AI Acceleration and the Authenticity Paradox in Strategic Communication
Hootsuite’s 2026 Social Media Trends Report introduces a tension that deserves senior-level attention: while AI is materially lowering the cost of content production and enabling predictive analytics at scale, nearly one third of consumers report being less likely to choose brands they perceive as using AI-generated advertising. For European mid-market companies operating in trust-sensitive sectors — financial services, professional services, healthcare — this is not a marketing footnote. It is a reputational risk variable.
The acceleration of AI in content workflows is inevitable and, in operational terms, largely positive. The risk lies in deployment without governance. Organisations that implement AI-driven content at volume without establishing clear editorial oversight, disclosure policies, and brand voice standards are exposing themselves to both consumer backlash and, increasingly, regulatory scrutiny. The EU AI Act’s transparency obligations for AI-generated content in commercial contexts are entering enforcement scope, and proactive compliance frameworks will differentiate sophisticated operators from reactive ones.
TikTok’s continued leadership in follower growth — despite ongoing regulatory uncertainty in both the US and European markets — adds a further layer of complexity to competitive intelligence strategies. Boards should treat TikTok presence as a contingent asset: valuable in reach terms, but subject to jurisdictional risk that warrants scenario planning.

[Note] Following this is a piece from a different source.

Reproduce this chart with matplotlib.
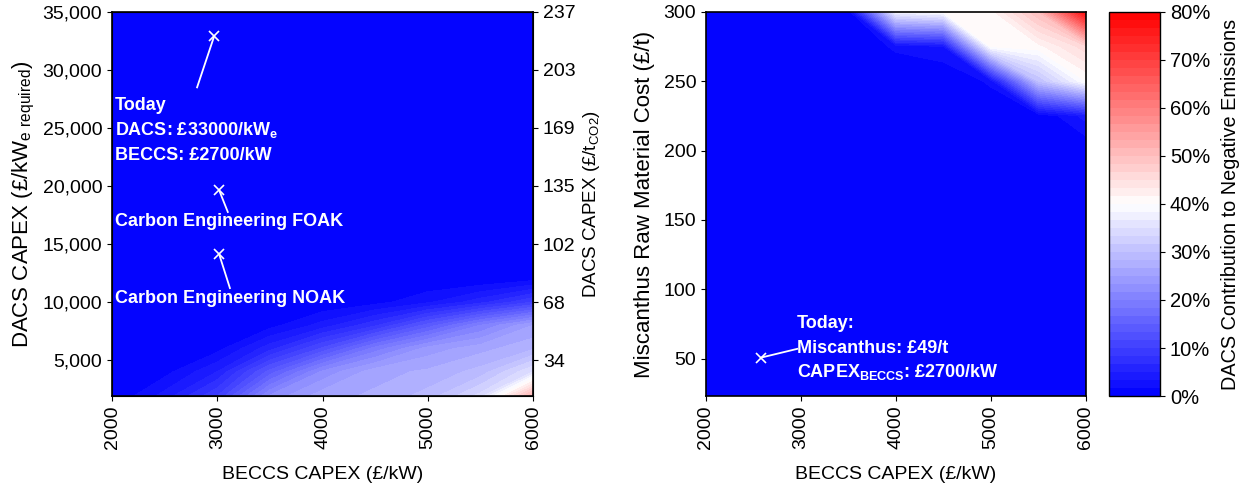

Implications for Business: A Framework for Decision-Makers
The convergence of these developments points toward a single strategic imperative: platform diversification governed by data, not convention. Mid-market organisations that treat social media as a communications afterthought are increasingly exposed — not only in brand positioning, but in the quality of competitive intelligence they can extract from digital channels.
Effective digital reputation management in 2026 requires real-time monitoring across a more complex platform matrix, AI-assisted signal detection with human editorial oversight, and budget allocation models that are updated quarterly rather than annually. For firms engaged in M&A activity, social media intelligence should be integrated into commercial due diligence as a standard workstream — audience quality, engagement authenticity, and platform concentration are measurable proxies for brand equity and customer loyalty.
Key Takeaway
The data from Q1 2026 is unambiguous: social media is no longer a single-channel, reach-maximisation exercise. It is a multi-platform intelligence environment in which subscription models, algorithmic shifts, and AI governance are reshaping the economics of brand visibility and audience insight. Mid-market companies that invest now in structured social media analytics capabilities — and align them with compliance, M&A, and strategic communication functions — will hold a measurable informational advantage. Those that do not are not simply behind on trend; they are accumulating unquantified risk.